Sağımızın solumuzun kadına şiddet, taciz, tecavüz, kadın cinayetleri haberleriyle dolu olduğu şu günlerde kaleminin, aklının, yüreğinin yokluğunu daha da çok hissettiğim Duygu Asena bir konuda yanılmış: Kadının adı var kesinlikle. Ölü kadınların adı var bizde. Öldürülmüş kadınların.
Her hafta medyada, Twitter’da o hafta davası görülen kadın katillerinin zırvalamalarıyla karşılaşıyoruz. Orada onların adı olmuyor çoğunlukla, hayattan vahşice kopardıkları kadınların adıyla anıyoruz kendilerini. “Ceren Damar’ın katili” diyoruz, “Ceren Özdemir’in katili”.
Bu hafta en çok gülüşlerini fotoğraflardan, hikâyelerini geride bıraktıkları acılı ailelerinden öğrendiğimiz iki Ceren’in katilinin kendilerini kurtarma çırpınışlarına maruz kaldık mesela. Birinin “aklı yerinde değildi”, diğeri iyice çıtayı yükseltip “taciz mağduru” ilan ediyordu kendisini.
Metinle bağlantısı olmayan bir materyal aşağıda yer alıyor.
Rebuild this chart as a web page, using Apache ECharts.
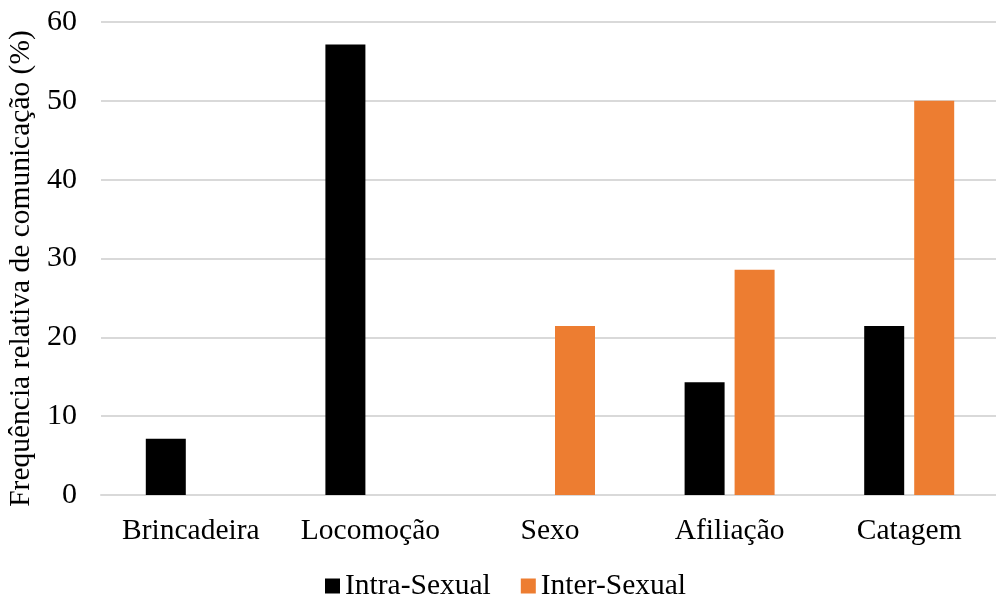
<!DOCTYPE html>
<html>
<head>
<meta charset="utf-8">
<script src="https://cdn.jsdelivr.net/npm/echarts@6/dist/echarts.min.js"></script>
<style>
html,body{margin:0;padding:0;background:#fff;}
#chart{width:996px;height:601px;}
</style>
</head>
<body>
<div id="chart"></div>
<script>
// Categories and relative frequencies (%) per behaviour
const categories = ['Brincadeira', 'Locomoção', 'Sexo', 'Afiliação', 'Catagem'];
const intraSexual = [7.14, 57.14, 0, 14.29, 21.43];
const interSexual = [0, 0, 21.43, 28.57, 50];
const yTicks = { min: 0, max: 60, interval: 10 };

const font = '"Liberation Serif", "Times New Roman", serif';
const chart = echarts.init(document.getElementById('chart'));
chart.setOption({
  animation: false,
  textStyle: { fontFamily: font, color: '#000' },
  grid: { left: 101, right: -3, top: 22, bottom: 106, outerBoundsMode: 'none' },
  legend: {
    bottom: -5,
    left: 320,
    itemWidth: 15,
    itemHeight: 15,
    itemGap: 30,
    icon: 'rect',
    textStyle: { fontFamily: font, fontSize: 29.5, color: '#000' },
    data: ['Intra-Sexual', 'Inter-Sexual']
  },
  xAxis: {
    type: 'category',
    data: categories,
    axisLine: { lineStyle: { color: '#d9d9d9', width: 2 } },
    axisTick: { show: false },
    axisLabel: { fontFamily: font, fontSize: 29.5, color: '#000', margin: 21, interval: 0 }
  },
  yAxis: {
    type: 'value',
    min: yTicks.min,
    max: yTicks.max,
    interval: yTicks.interval,
    name: 'Frequência relativa de comunicação (%)',
    nameLocation: 'middle',
    nameGap: 60,
    nameTextStyle: { fontFamily: font, fontSize: 29.5, color: '#000', padding: [0, 20, 0, 0] },
    axisLine: { show: false },
    axisTick: { show: false },
    axisLabel: { fontFamily: font, fontSize: 30, color: '#000', margin: 24 },
    splitLine: { lineStyle: { color: '#d9d9d9', width: 2 } }
  },
  series: [
    {
      name: 'Intra-Sexual',
      type: 'bar',
      data: intraSexual,
      itemStyle: { color: '#000000' },
      barWidth: 40,
      barGap: '25%'
    },
    {
      name: 'Inter-Sexual',
      type: 'bar',
      data: interSexual,
      itemStyle: { color: '#ed7d31' },
      barWidth: 40,
      barGap: '25%'
    }
  ]
});
</script>
</body>
</html>
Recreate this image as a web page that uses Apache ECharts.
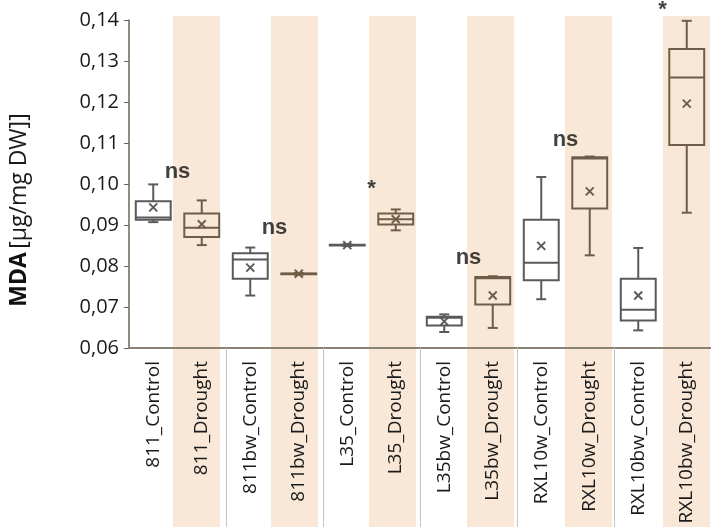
<!DOCTYPE html>
<html>
<head>
<meta charset="utf-8">
<script src="https://cdn.jsdelivr.net/npm/echarts@6/dist/echarts.min.js"></script>
<style>html,body{margin:0;padding:0;background:#fff;}#c{width:711px;height:530px;}</style>
</head>
<body>
<div id="c"></div>
<script>
const categories = ['811_Control','811_Drought','811bw_Control','811bw_Drought','L35_Control','L35_Drought','L35bw_Control','L35bw_Drought','RXL10w_Control','RXL10w_Drought','RXL10bw_Control','RXL10bw_Drought'];
const minV   = [0.0907, 0.0851, 0.0728, 0.0779, 0.0849, 0.0887, 0.0639, 0.0649, 0.0719, 0.0826, 0.0643, 0.0930];
const q1V    = [0.0913, 0.0871, 0.0769, 0.0780, 0.0850, 0.0901, 0.0655, 0.0706, 0.0765, 0.0940, 0.0667, 0.1095];
const medV   = [0.0918, 0.0893, 0.0816, 0.0781, 0.0851, 0.0914, 0.0674, 0.0770, 0.0808, 0.1062, 0.0693, 0.1260];
const q3V    = [0.0958, 0.0928, 0.0831, 0.0782, 0.0852, 0.0928, 0.0676, 0.0773, 0.0913, 0.1065, 0.0769, 0.1329];
const maxV   = [0.0999, 0.0960, 0.0845, 0.0783, 0.0853, 0.0938, 0.0682, 0.0775, 0.1017, 0.1067, 0.0844, 0.1398];
const meanV  = [0.0943, 0.0902, 0.0796, 0.0781, 0.0851, 0.0914, 0.0665, 0.0728, 0.0849, 0.0982, 0.0728, 0.1196];
const sigCat = [1, 3, 5, 7, 9, 11];
const sigText = ['ns', 'ns', '*', 'ns', 'ns', '*'];
const sigY = [0.1029, 0.0892, 0.0987, 0.0819, 0.1107, 0.1424];
const yTicks = {min: 0.06, max: 0.14, interval: 0.01};

const CTRL = '#5a5a5a', DRT = '#6f5d48', BAND = '#f9e8d7';
const isDrought = i => categories[i].indexOf('Drought') >= 0;

const boxData = categories.map((c, i) => [i, minV[i], q1V[i], medV[i], q3V[i], maxV[i], meanV[i]]);

function renderBox(params, api) {
  const i = api.value(0);
  const col = isDrought(i) ? DRT : CTRL;
  const bw = api.size([1, 0])[0] * 0.72;
  const capW = 10, xs = 4;
  const p = k => api.coord([i, api.value(k)]);
  const pMin = p(1), pQ1 = p(2), pMed = p(3), pQ3 = p(4), pMax = p(5), pMean = p(6);
  const cx = pMin[0];
  const st = {stroke: col, lineWidth: 2, fill: null};
  return {type: 'group', children: [
    {type: 'line', shape: {x1: cx, y1: pMax[1], x2: cx, y2: pQ3[1]}, style: st},
    {type: 'line', shape: {x1: cx - capW / 2, y1: pMax[1], x2: cx + capW / 2, y2: pMax[1]}, style: st},
    {type: 'line', shape: {x1: cx, y1: pMin[1], x2: cx, y2: pQ1[1]}, style: st},
    {type: 'line', shape: {x1: cx - capW / 2, y1: pMin[1], x2: cx + capW / 2, y2: pMin[1]}, style: st},
    {type: 'rect', shape: {x: cx - bw / 2, y: pQ3[1], width: bw, height: pQ1[1] - pQ3[1]}, style: {stroke: col, lineWidth: 2, fill: 'rgba(0,0,0,0)'}},
    {type: 'line', shape: {x1: cx - bw / 2, y1: pMed[1], x2: cx + bw / 2, y2: pMed[1]}, style: st},
    {type: 'line', shape: {x1: cx - xs, y1: pMean[1] - xs, x2: cx + xs, y2: pMean[1] + xs}, style: st},
    {type: 'line', shape: {x1: cx - xs, y1: pMean[1] + xs, x2: cx + xs, y2: pMean[1] - xs}, style: st}
  ]};
}

const chart = echarts.init(document.getElementById('c'), null, {renderer: 'canvas'});
chart.setOption({
  animation: false,
  backgroundColor: '#fff',
  grid: [
    {left: 123, right: 0, top: 20, bottom: 182, containLabel: false},
    {left: 123, right: 0, top: 16, bottom: 3, containLabel: false}
  ],
  xAxis: [
    {
      type: 'category', gridIndex: 0, data: categories, boundaryGap: true,
      axisLine: {show: true, lineStyle: {color: '#8a8372', width: 2}},
      axisTick: {show: true, length: 179, interval: function (idx) { return idx > 0 && idx % 2 === 0; }, lineStyle: {color: '#c9c4bb', width: 1}},
      axisLabel: {rotate: 90, interval: 0, margin: 13, fontFamily: 'Open Sans', fontSize: 19, color: '#1a1a1a'},
      splitLine: {show: false},
      z: 3
    },
    {type: 'value', gridIndex: 0, min: 0, max: 12, show: false},
    {type: 'category', gridIndex: 1, data: categories, show: false}
  ],
  yAxis: [
    {
      type: 'value', gridIndex: 0, min: yTicks.min, max: yTicks.max, interval: yTicks.interval,
      axisLine: {show: true, lineStyle: {color: '#6b6659', width: 1.5}},
      axisTick: {show: true, inside: false, length: 5, lineStyle: {color: '#6b6659'}},
      axisLabel: {margin: 10, fontFamily: 'Open Sans', fontSize: 20, color: '#1a1a1a',
        formatter: v => v.toFixed(2).replace('.', ',')},
      splitLine: {show: false},
      name: '{b|MDA} {r|[µg/mg DW]]}',
      nameLocation: 'middle', nameGap: 98, nameRotate: 90,
      nameTextStyle: {padding: [0, 52, 0, 0], rich: {
        b: {fontFamily: 'Open Sans', fontWeight: 'bold', fontSize: 23, color: '#111'},
        r: {fontFamily: 'Open Sans', fontSize: 23, color: '#1a1a1a'}
      }},
      z: 3
    },
    {type: 'value', gridIndex: 1, min: 0, max: 1, show: false}
  ],
  series: [
    {
      type: 'bar', xAxisIndex: 2, yAxisIndex: 1, silent: true, z: -10,
      barWidth: '96%', itemStyle: {color: BAND},
      data: categories.map((c, i) => isDrought(i) ? 1 : 0)
    },
    {
      type: 'custom', xAxisIndex: 0, yAxisIndex: 0, clip: false, z: 5,
      renderItem: renderBox,
      encode: {x: 0, y: [1, 2, 3, 4, 5, 6]},
      data: boxData
    },
    {
      type: 'scatter', xAxisIndex: 1, yAxisIndex: 0, clip: false, z: 6, silent: true,
      symbolSize: 0,
      label: {show: true, position: 'inside', formatter: p => p.data[2],
        fontFamily: 'Liberation Sans', fontWeight: 'bold', fontSize: 22, color: '#111'},
      data: sigCat.map((c, k) => [c, sigY[k], sigText[k]])
    }
  ]
});
</script>
</body>
</html>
Ceren Özdemir 20 yaşındaydı. Ordu Üniversitesi Müzik ve Sahne Sanatları Fakültesi öğrencisiydi. 3 Aralık’ta evinin önünde kendisini takip eden bir adam tarafından bıçaklanarak öldürüldü. 2019’a başlarken önüne koyduğu hedefleri, hayata dair planlarını, hayallerini, kendisine verdiği öğütleri okuduk ardında bıraktığı defterinden. İngilizceyi ve piyanoyu ilerletecek, Erasmus ile yurtdışına gidecek, yüksek lisans yapacak, tarih, coğrafya, edebiyat alanında genel kültürünü geliştirecek, fotoğraf albümü yapacak, yemek yapmayı, tek başına yaşamayı öğrenecekti. “Bir kerecik geldin Ceren,” diyordu kendisine: “Onun için yaşadığın sürece mutlu olmak için elinden geleni yap”. Bu kadar kısa vadeli bir plan yaptığından haberi yoktu tabii.
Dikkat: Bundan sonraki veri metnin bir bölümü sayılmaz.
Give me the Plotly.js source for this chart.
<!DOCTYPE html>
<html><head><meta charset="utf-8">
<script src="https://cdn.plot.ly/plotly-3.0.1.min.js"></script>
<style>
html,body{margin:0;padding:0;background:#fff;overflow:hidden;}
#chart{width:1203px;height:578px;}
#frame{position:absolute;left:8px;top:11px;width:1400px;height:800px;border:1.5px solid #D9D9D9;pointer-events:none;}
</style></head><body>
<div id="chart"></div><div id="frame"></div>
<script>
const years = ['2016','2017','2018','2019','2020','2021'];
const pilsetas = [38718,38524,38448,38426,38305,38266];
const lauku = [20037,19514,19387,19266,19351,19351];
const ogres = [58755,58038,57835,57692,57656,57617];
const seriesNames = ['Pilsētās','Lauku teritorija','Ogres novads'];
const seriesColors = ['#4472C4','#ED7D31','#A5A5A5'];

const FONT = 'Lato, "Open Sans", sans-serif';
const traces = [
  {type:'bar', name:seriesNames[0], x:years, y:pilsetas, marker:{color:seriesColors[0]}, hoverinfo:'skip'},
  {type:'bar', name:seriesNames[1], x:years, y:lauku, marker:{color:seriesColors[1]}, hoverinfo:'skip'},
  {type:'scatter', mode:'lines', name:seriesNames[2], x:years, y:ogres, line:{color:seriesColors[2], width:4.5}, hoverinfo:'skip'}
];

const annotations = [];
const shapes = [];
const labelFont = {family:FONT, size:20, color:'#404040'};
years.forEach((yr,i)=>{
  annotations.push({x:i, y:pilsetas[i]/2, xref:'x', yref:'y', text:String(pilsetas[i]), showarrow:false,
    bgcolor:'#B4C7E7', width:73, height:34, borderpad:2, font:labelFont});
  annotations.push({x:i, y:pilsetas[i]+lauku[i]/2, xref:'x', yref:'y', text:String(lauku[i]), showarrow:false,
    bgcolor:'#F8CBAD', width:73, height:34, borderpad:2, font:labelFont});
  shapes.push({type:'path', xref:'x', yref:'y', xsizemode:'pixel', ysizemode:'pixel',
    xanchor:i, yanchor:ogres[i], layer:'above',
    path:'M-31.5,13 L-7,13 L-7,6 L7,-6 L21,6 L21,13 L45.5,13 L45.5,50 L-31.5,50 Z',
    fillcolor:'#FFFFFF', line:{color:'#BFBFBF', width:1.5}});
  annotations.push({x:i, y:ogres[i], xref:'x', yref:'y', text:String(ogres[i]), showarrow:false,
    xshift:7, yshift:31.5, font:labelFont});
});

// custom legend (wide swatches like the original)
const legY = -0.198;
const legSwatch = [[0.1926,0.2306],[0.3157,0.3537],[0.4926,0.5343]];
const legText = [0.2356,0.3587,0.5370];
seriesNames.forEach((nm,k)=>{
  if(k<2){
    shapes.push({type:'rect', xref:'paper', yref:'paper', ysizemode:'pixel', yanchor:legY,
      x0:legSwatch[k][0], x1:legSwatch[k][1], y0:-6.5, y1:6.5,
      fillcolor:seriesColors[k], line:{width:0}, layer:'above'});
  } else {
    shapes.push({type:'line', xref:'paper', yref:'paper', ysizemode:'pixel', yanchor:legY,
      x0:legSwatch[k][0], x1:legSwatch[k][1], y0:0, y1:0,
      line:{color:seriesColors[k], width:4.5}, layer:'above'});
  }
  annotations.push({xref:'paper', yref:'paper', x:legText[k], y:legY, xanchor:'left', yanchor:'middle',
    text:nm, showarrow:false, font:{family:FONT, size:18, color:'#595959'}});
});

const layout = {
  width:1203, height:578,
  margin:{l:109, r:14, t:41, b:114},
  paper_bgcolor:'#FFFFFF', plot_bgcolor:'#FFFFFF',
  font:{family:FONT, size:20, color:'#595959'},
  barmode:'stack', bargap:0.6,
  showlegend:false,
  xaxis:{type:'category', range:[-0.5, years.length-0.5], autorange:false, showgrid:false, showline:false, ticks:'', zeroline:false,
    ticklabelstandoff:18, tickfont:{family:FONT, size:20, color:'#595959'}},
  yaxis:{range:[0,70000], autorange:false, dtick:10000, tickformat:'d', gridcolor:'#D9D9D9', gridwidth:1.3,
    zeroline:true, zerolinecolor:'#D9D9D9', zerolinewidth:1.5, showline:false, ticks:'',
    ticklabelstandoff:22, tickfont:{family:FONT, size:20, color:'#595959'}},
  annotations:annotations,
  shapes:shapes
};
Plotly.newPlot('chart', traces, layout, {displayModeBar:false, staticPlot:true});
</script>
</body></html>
Arka Sokaklar dizisinde cinayete yer verilmesi, Adana’da adına müzik atölyesi açılması insanın içine bir parça su serpen gelişmeler ama neticede bu hayaller de Ceren ile beraber uçtu gitti. Biz de yine kadın katillerinin üç beş maddelik savunma listesinden seçilmiş gerekçelerle baş başa kaldık: “Deli olmam için ne yapmam gerek? Akıl sağlığım yerinde değil, yeniden rapor istiyorum”. Neyse ki Ordu 1. Ağır Ceza Mahkemesi meseleyi uzatmadan katile ağırlaştırılmış müebbet cezasını verdi.
Kopya çekerken yakalandığı öğrencisi tarafından hem bıçak hem silah kullanılarak öldürülen Çankaya Üniversitesi Hukuk Fakültesi Araştırma Görevlisi Ceren Damar Şenel’in davası ise başladığı gibi çileden çıkarıcı şekilde devam ediyor. 23 yaşındaki katil zanlısı, savunmasını hocasıyla aralarında bir ilişki olduğu iddiası üzerine kurmuştu, o yoldan da devam ediyor. Geçen hafta Ankara 33. Ağır Ceza Mahkemesi’nde görülen duruşmada oğlunu “dağlarda karnında taşıyarak doğurduğunun” altını çizen özel harekât polisi anne, “Bu çocuk bunu yapmazdı. Mutlaka nedeni vardır. Bana ‘Okuldan bir eğitmen arkadaşla yakınlığım var, bana evlenme teklifinde bulunuyor’ dedi,” diyen dede, “Kız arkadaşının Ceren adlı bir hoca olduğunu, ayrıldığı için sınavlarda baskı uyguladığını söyledi,” diyen çocukluk arkadaşı gibi tanıklar dinletildi. Gencecik yaşta katledilmiş pırıl pırıl bir genç kadının anısı üzerinde bir kez daha tepinildi.
Sanığın avukatı “Ceren Özdemir kadın olduğu için öldürüldü, o kadın cinayetidir. Burada kadın cinayeti yoktur” diye iddia diyor ya, en azından şundan eminiz: Bu “savunma” denemesinin Ceren Damar Şenel’in kadın olmasıyla fena halde ilgisi var. Üstelik bir kez daha öldürüyorsunuz o kadını el birliğiyle.